SOURCE MATERIAL —
········
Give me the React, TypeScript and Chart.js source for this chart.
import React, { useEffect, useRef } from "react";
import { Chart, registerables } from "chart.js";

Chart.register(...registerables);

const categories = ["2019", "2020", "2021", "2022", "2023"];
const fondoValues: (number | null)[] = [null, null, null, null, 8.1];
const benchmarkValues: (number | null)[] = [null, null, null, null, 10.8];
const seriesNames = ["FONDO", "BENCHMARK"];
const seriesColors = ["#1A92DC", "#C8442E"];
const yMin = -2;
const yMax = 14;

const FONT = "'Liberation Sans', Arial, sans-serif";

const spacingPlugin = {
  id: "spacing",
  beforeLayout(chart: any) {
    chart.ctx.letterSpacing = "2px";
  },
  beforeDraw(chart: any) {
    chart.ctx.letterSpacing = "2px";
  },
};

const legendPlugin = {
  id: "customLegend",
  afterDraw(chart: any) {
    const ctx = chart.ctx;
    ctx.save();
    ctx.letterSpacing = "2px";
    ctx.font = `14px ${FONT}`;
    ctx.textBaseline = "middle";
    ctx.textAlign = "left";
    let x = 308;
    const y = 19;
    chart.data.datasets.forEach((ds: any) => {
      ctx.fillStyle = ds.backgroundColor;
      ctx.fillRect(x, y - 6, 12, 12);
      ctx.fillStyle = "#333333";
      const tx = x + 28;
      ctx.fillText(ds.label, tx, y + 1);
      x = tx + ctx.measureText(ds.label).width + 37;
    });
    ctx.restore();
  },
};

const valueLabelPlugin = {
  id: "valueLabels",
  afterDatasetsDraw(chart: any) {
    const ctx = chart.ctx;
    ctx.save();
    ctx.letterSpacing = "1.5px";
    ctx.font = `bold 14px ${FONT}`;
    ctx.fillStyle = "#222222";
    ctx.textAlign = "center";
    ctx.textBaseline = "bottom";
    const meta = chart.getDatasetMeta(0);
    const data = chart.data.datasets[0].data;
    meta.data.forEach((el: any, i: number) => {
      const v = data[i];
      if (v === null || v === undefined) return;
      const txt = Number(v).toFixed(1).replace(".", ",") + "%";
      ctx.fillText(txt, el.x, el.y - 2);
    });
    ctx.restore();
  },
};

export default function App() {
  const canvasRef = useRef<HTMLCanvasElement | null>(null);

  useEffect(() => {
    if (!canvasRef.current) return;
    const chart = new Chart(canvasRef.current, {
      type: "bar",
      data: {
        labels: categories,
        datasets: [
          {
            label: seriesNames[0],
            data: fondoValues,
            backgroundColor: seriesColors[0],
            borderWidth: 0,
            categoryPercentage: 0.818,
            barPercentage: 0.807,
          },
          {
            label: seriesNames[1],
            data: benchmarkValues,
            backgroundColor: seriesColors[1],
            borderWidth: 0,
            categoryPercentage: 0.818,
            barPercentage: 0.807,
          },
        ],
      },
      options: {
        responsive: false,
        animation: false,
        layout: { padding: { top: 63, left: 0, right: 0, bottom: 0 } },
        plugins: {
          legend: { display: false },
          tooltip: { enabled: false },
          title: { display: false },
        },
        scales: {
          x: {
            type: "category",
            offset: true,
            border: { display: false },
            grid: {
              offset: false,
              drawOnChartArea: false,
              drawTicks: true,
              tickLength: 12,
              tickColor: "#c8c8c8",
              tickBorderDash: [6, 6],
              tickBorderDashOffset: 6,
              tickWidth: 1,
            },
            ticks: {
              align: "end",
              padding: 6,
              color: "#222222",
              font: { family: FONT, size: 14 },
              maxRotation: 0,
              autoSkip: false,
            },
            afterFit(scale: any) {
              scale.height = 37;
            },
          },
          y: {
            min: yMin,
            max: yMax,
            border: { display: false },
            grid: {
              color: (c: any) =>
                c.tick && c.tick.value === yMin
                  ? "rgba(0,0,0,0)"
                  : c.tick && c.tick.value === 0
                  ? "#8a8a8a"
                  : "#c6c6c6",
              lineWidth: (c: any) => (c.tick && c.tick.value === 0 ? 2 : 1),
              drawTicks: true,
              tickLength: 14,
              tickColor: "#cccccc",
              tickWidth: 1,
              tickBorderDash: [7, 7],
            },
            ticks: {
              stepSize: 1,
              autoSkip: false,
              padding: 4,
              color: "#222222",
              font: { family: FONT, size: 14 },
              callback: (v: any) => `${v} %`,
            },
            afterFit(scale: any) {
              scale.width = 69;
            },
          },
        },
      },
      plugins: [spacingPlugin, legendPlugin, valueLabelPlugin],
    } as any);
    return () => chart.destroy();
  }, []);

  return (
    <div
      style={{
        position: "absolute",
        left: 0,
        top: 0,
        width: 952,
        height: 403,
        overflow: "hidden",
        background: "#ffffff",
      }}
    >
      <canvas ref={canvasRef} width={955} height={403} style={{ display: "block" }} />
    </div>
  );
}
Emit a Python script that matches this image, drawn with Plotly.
········
Type out the full listing again, exactly as given.

COMPLETED EXERCISE —
Give me the React, TypeScript and Chart.js source for this chart.
import React, { useEffect, useRef } from "react";
import { Chart, registerables } from "chart.js";

Chart.register(...registerables);

const categories = ["2019", "2020", "2021", "2022", "2023"];
const fondoValues: (number | null)[] = [null, null, null, null, 8.1];
const benchmarkValues: (number | null)[] = [null, null, null, null, 10.8];
const seriesNames = ["FONDO", "BENCHMARK"];
const seriesColors = ["#1A92DC", "#C8442E"];
const yMin = -2;
const yMax = 14;

const FONT = "'Liberation Sans', Arial, sans-serif";

const spacingPlugin = {
  id: "spacing",
  beforeLayout(chart: any) {
    chart.ctx.letterSpacing = "2px";
  },
  beforeDraw(chart: any) {
    chart.ctx.letterSpacing = "2px";
  },
};

const legendPlugin = {
  id: "customLegend",
  afterDraw(chart: any) {
    const ctx = chart.ctx;
    ctx.save();
    ctx.letterSpacing = "2px";
    ctx.font = `14px ${FONT}`;
    ctx.textBaseline = "middle";
    ctx.textAlign = "left";
    let x = 308;
    const y = 19;
    chart.data.datasets.forEach((ds: any) => {
      ctx.fillStyle = ds.backgroundColor;
      ctx.fillRect(x, y - 6, 12, 12);
      ctx.fillStyle = "#333333";
      const tx = x + 28;
      ctx.fillText(ds.label, tx, y + 1);
      x = tx + ctx.measureText(ds.label).width + 37;
    });
    ctx.restore();
  },
};

const valueLabelPlugin = {
  id: "valueLabels",
  afterDatasetsDraw(chart: any) {
    const ctx = chart.ctx;
    ctx.save();
    ctx.letterSpacing = "1.5px";
    ctx.font = `bold 14px ${FONT}`;
    ctx.fillStyle = "#222222";
    ctx.textAlign = "center";
    ctx.textBaseline = "bottom";
    const meta = chart.getDatasetMeta(0);
    const data = chart.data.datasets[0].data;
    meta.data.forEach((el: any, i: number) => {
      const v = data[i];
      if (v === null || v === undefined) return;
      const txt = Number(v).toFixed(1).replace(".", ",") + "%";
      ctx.fillText(txt, el.x, el.y - 2);
    });
    ctx.restore();
  },
};

export default function App() {
  const canvasRef = useRef<HTMLCanvasElement | null>(null);

  useEffect(() => {
    if (!canvasRef.current) return;
    const chart = new Chart(canvasRef.current, {
      type: "bar",
      data: {
        labels: categories,
        datasets: [
          {
            label: seriesNames[0],
            data: fondoValues,
            backgroundColor: seriesColors[0],
            borderWidth: 0,
            categoryPercentage: 0.818,
            barPercentage: 0.807,
          },
          {
            label: seriesNames[1],
            data: benchmarkValues,
            backgroundColor: seriesColors[1],
            borderWidth: 0,
            categoryPercentage: 0.818,
            barPercentage: 0.807,
          },
        ],
      },
      options: {
        responsive: false,
        animation: false,
        layout: { padding: { top: 63, left: 0, right: 0, bottom: 0 } },
        plugins: {
          legend: { display: false },
          tooltip: { enabled: false },
          title: { display: false },
        },
        scales: {
          x: {
            type: "category",
            offset: true,
            border: { display: false },
            grid: {
              offset: false,
              drawOnChartArea: false,
              drawTicks: true,
              tickLength: 12,
              tickColor: "#c8c8c8",
              tickBorderDash: [6, 6],
              tickBorderDashOffset: 6,
              tickWidth: 1,
            },
            ticks: {
              align: "end",
              padding: 6,
              color: "#222222",
              font: { family: FONT, size: 14 },
              maxRotation: 0,
              autoSkip: false,
            },
            afterFit(scale: any) {
              scale.height = 37;
            },
          },
          y: {
            min: yMin,
            max: yMax,
            border: { display: false },
            grid: {
              color: (c: any) =>
                c.tick && c.tick.value === yMin
                  ? "rgba(0,0,0,0)"
                  : c.tick && c.tick.value === 0
                  ? "#8a8a8a"
                  : "#c6c6c6",
              lineWidth: (c: any) => (c.tick && c.tick.value === 0 ? 2 : 1),
              drawTicks: true,
              tickLength: 14,
              tickColor: "#cccccc",
              tickWidth: 1,
              tickBorderDash: [7, 7],
            },
            ticks: {
              stepSize: 1,
              autoSkip: false,
              padding: 4,
              color: "#222222",
              font: { family: FONT, size: 14 },
              callback: (v: any) => `${v} %`,
            },
            afterFit(scale: any) {
              scale.width = 69;
            },
          },
        },
      },
      plugins: [spacingPlugin, legendPlugin, valueLabelPlugin],
    } as any);
    return () => chart.destroy();
  }, []);

  return (
    <div
      style={{
        position: "absolute",
        left: 0,
        top: 0,
        width: 952,
        height: 403,
        overflow: "hidden",
        background: "#ffffff",
      }}
    >
      <canvas ref={canvasRef} width={955} height={403} style={{ display: "block" }} />
    </div>
  );
}
Emit a Python script that matches this image, drawn with Plotly.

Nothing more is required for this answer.